### What you have to do
Up to and including the line with "mms_low_1h = [0.25, 0.31, 0.21, 0.51, 0.35, 0.07]", write out the listing from its first line, minus the pictures.

### Given data
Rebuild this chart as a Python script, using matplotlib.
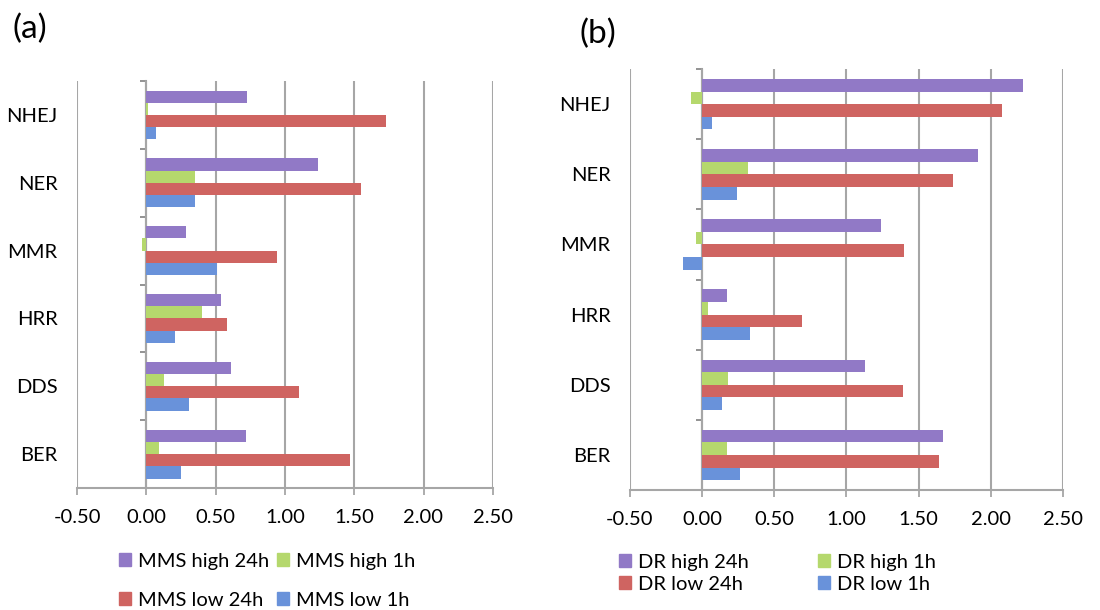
import matplotlib
matplotlib.use("Agg")
import matplotlib.pyplot as plt
from matplotlib.patches import Patch
import numpy as np

plt.rcParams['font.family'] = ['Lato', 'DejaVu Sans']

categories = ["BER", "DDS", "HRR", "MMR", "NER", "NHEJ"]

# Panel (a) values (BER, DDS, HRR, MMR, NER, NHEJ)
mms_high_24h = [0.72, 0.61, 0.54, 0.29, 1.24, 0.73]
mms_high_1h = [0.09, 0.13, 0.40, -0.03, 0.35, 0.01]
mms_low_24h = [1.47, 1.10, 0.58, 0.94, 1.55, 1.73]
mms_low_1h = [0.25, 0.31, 0.21, 0.51, 0.35, 0.07]

# Panel (b) values
dr_high_24h = [1.67, 1.13, 0.17, 1.24, 1.91, 2.22]
dr_high_1h = [0.17, 0.18, 0.04, -0.04, 0.32, -0.08]
dr_low_24h = [1.64, 1.39, 0.69, 1.40, 1.74, 2.08]
dr_low_1h = [0.26, 0.14, 0.33, -0.13, 0.24, 0.07]

xticks = [-0.5, 0.0, 0.5, 1.0, 1.5, 2.0, 2.5]
xticklabels = ["-0.50", "0.00", "0.50", "1.00", "1.50", "2.00", "2.50"]

colors = ["#9179c6", "#b5d86d", "#cf6461", "#6992da"]
grid_c = "#a6a6a6"

fig = plt.figure(figsize=(11, 6.1), dpi=100)


def panel(rect, series, labels):
    ax = fig.add_axes(rect)
    y = np.arange(len(categories))
    h = 0.18
    offs = [1.5 * h, 0.5 * h, -0.5 * h, -1.5 * h]
    for vals, c, o, lab in zip(series, colors, offs, labels):
        ax.barh(y + o, vals, height=h, color=c, edgecolor="none", label=lab, zorder=3)
    ax.set_xlim(-0.5, 2.5)
    ax.set_ylim(-0.5, len(categories) - 0.5)
    ax.set_xticks(xticks)
    ax.set_xticklabels(xticklabels, fontsize=14.5)
    ax.set_yticks(y)
    ax.set_yticklabels(categories, fontsize=14.5)
    ax.tick_params(axis="y", length=0, pad=14)
    ax.tick_params(axis="x", direction="out", length=5, width=1.3, color=grid_c, pad=10)
    for s in ["top", "right", "left"]:
        ax.spines[s].set_visible(False)
    ax.spines["bottom"].set_color(grid_c)
    ax.spines["bottom"].set_linewidth(1.5)
    ax.xaxis.grid(True, color=grid_c, linewidth=1.5, zorder=0)
    ax.set_axisbelow(True)
    # zero axis with category boundary ticks
    sec = ax.secondary_yaxis(1.0 / 6.0)
    sec.set_yticks(np.arange(-0.5, len(categories), 1.0))
    sec.set_yticklabels([])
    sec.tick_params(axis="y", direction="out", length=4, width=1.2, color="#808080")
    sec.spines["left"].set_color("#a0a0a0")
    sec.spines["left"].set_linewidth(1.5)
    return ax


ax_a = panel([0.07, 0.20, 0.378, 0.667],
             [mms_high_24h, mms_high_1h, mms_low_24h, mms_low_1h],
             ["MMS high 24h", "MMS high 1h", "MMS low 24h", "MMS low 1h"])
ax_b = panel([0.5727, 0.1967, 0.3936, 0.690],
             [dr_high_24h, dr_high_1h, dr_low_24h, dr_low_1h],
             ["DR high 24h", "DR high 1h", "DR low 24h", "DR low 1h"])

fig.text(0.011, 0.978, "(a)", fontsize=24, va="top", ha="left")
fig.text(0.527, 0.970, "(b)", fontsize=24, va="top", ha="left")

# Legends: column-wise fill -> order high24, low24, high1, low1
order = [0, 2, 1, 3]
ha = [Patch(color=colors[i]) for i in order]
la_all = ["MMS high 24h", "MMS high 1h", "MMS low 24h", "MMS low 1h"]
la = [la_all[i] for i in order]
fig.legend(ha, la, loc="upper left", bbox_to_anchor=(0.108, 0.094),
           ncol=2, frameon=False, fontsize=14.5, handlelength=0.6, handleheight=0.6,
           handletextpad=0.35, columnspacing=0.4, labelspacing=1.1, borderpad=0,
           borderaxespad=0)

lb_all = ["DR high 24h", "DR high 1h", "DR low 24h", "DR low 1h"]
lb = [lb_all[i] for i in order]
fig.legend(ha, lb, loc="upper left", bbox_to_anchor=(0.563, 0.092),
           ncol=2, frameon=False, fontsize=14.5, handlelength=0.6, handleheight=0.6,
           handletextpad=0.35, columnspacing=3.4, labelspacing=0.25, borderpad=0,
           borderaxespad=0)

fig.savefig("out.png", dpi=100)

### Correct result
Rebuild this chart as a Python script, using matplotlib.
import matplotlib
matplotlib.use("Agg")
import matplotlib.pyplot as plt
from matplotlib.patches import Patch
import numpy as np

plt.rcParams['font.family'] = ['Lato', 'DejaVu Sans']

categories = ["BER", "DDS", "HRR", "MMR", "NER", "NHEJ"]

# Panel (a) values (BER, DDS, HRR, MMR, NER, NHEJ)
mms_high_24h = [0.72, 0.61, 0.54, 0.29, 1.24, 0.73]
mms_high_1h = [0.09, 0.13, 0.40, -0.03, 0.35, 0.01]
mms_low_24h = [1.47, 1.10, 0.58, 0.94, 1.55, 1.73]
mms_low_1h = [0.25, 0.31, 0.21, 0.51, 0.35, 0.07]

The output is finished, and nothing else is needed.